_Work to do_
Every line from the first one to the line containing "from matplotlib.lines import Line2D" should be echoed exactly; leave out the rest.

_Extracted records_
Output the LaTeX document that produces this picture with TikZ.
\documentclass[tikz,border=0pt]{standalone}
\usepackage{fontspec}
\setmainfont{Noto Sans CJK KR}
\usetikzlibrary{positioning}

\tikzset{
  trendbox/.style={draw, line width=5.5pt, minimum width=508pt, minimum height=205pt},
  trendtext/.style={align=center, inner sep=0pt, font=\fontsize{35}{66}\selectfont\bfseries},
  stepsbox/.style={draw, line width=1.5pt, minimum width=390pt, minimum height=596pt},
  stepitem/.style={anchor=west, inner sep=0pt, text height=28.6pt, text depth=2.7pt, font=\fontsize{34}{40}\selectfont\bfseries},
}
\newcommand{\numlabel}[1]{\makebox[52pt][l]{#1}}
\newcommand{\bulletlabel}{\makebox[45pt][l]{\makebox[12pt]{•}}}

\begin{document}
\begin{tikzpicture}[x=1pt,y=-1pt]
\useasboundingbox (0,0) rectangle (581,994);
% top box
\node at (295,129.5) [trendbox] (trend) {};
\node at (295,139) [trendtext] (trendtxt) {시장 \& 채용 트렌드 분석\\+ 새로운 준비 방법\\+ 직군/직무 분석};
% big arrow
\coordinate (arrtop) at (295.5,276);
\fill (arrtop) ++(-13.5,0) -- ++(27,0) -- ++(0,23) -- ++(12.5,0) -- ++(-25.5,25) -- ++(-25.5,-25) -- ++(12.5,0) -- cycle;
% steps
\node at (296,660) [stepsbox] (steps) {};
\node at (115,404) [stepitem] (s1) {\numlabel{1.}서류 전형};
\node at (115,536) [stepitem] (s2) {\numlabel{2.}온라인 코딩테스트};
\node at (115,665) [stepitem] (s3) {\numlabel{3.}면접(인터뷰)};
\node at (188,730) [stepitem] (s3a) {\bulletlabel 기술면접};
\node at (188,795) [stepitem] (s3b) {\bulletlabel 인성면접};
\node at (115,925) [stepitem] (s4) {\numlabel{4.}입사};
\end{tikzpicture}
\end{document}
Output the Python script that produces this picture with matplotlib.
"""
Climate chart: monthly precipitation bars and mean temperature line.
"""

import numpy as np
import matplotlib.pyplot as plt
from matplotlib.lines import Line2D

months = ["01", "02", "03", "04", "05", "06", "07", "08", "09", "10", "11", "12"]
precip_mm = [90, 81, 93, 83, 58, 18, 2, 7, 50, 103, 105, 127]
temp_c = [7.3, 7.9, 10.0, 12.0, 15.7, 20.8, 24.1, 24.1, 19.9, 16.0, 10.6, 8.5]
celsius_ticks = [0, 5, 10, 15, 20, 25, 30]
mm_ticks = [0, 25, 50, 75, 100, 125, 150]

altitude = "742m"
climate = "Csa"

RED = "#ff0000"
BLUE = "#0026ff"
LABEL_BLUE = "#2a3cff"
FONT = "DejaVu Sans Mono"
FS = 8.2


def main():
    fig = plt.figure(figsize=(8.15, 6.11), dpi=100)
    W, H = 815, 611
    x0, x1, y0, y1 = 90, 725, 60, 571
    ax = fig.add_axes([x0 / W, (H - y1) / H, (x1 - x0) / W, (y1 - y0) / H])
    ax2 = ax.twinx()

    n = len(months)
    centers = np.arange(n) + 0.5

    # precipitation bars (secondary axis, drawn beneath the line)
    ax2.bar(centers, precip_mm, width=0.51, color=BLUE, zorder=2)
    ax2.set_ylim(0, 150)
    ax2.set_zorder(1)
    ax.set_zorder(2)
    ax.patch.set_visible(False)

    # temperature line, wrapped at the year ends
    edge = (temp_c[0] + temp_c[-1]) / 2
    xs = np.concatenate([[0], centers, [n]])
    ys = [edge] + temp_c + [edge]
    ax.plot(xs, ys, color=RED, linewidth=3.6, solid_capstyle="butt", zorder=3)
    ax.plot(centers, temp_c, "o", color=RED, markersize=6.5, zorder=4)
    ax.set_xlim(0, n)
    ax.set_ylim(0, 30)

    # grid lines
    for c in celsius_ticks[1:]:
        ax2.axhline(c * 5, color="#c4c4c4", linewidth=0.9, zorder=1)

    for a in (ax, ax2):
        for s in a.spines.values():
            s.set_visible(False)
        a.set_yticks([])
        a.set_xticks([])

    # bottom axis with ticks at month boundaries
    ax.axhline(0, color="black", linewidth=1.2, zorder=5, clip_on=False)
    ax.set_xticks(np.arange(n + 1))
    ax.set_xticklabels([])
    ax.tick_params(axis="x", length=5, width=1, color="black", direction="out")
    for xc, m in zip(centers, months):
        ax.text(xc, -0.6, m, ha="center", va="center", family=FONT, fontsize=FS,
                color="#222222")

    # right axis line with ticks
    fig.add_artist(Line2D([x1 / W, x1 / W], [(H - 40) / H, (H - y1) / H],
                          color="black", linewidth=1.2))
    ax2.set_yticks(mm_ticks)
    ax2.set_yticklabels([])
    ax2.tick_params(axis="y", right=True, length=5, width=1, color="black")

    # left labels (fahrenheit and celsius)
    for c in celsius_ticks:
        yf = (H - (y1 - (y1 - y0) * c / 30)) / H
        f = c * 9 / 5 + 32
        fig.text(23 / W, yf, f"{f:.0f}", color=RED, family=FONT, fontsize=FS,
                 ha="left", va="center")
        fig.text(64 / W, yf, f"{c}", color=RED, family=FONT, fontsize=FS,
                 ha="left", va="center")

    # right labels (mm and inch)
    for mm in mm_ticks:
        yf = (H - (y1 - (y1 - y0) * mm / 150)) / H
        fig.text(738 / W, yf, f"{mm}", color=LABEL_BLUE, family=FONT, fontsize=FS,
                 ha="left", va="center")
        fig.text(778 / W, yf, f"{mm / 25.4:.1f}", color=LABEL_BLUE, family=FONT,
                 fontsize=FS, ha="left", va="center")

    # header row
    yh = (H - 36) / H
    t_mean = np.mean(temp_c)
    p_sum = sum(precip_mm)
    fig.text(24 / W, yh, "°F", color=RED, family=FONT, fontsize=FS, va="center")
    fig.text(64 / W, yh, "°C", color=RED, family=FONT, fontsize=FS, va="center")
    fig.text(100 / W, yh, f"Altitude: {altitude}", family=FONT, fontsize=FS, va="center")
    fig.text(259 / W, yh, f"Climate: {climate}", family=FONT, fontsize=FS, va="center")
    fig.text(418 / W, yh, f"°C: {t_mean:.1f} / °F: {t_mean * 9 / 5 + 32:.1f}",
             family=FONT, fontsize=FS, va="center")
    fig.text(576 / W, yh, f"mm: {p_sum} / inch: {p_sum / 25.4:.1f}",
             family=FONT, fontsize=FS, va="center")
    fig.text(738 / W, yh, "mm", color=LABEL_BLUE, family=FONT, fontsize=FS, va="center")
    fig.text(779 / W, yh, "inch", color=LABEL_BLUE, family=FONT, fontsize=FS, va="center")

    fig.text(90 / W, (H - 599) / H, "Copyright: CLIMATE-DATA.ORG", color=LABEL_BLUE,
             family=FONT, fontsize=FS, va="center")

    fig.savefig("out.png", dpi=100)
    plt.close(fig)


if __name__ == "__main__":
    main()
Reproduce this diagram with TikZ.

_Exercise answer_
Output the LaTeX document that produces this picture with TikZ.
\documentclass[tikz,border=0pt]{standalone}
\usepackage{fontspec}
\setmainfont{Noto Sans CJK KR}
\usetikzlibrary{positioning}

\tikzset{
  trendbox/.style={draw, line width=5.5pt, minimum width=508pt, minimum height=205pt},
  trendtext/.style={align=center, inner sep=0pt, font=\fontsize{35}{66}\selectfont\bfseries},
  stepsbox/.style={draw, line width=1.5pt, minimum width=390pt, minimum height=596pt},
  stepitem/.style={anchor=west, inner sep=0pt, text height=28.6pt, text depth=2.7pt, font=\fontsize{34}{40}\selectfont\bfseries},
}
\newcommand{\numlabel}[1]{\makebox[52pt][l]{#1}}
\newcommand{\bulletlabel}{\makebox[45pt][l]{\makebox[12pt]{•}}}

\begin{document}
\begin{tikzpicture}[x=1pt,y=-1pt]
\useasboundingbox (0,0) rectangle (581,994);
% top box
\node at (295,129.5) [trendbox] (trend) {};
\node at (295,139) [trendtext] (trendtxt) {시장 \& 채용 트렌드 분석\\+ 새로운 준비 방법\\+ 직군/직무 분석};
% big arrow
\coordinate (arrtop) at (295.5,276);
\fill (arrtop) ++(-13.5,0) -- ++(27,0) -- ++(0,23) -- ++(12.5,0) -- ++(-25.5,25) -- ++(-25.5,-25) -- ++(12.5,0) -- cycle;
% steps
\node at (296,660) [stepsbox] (steps) {};
\node at (115,404) [stepitem] (s1) {\numlabel{1.}서류 전형};
\node at (115,536) [stepitem] (s2) {\numlabel{2.}온라인 코딩테스트};
\node at (115,665) [stepitem] (s3) {\numlabel{3.}면접(인터뷰)};
\node at (188,730) [stepitem] (s3a) {\bulletlabel 기술면접};
\node at (188,795) [stepitem] (s3b) {\bulletlabel 인성면접};
\node at (115,925) [stepitem] (s4) {\numlabel{4.}입사};
\end{tikzpicture}
\end{document}
Output the Python script that produces this picture with matplotlib.
"""
Climate chart: monthly precipitation bars and mean temperature line.
"""

import numpy as np
import matplotlib.pyplot as plt
from matplotlib.lines import Line2D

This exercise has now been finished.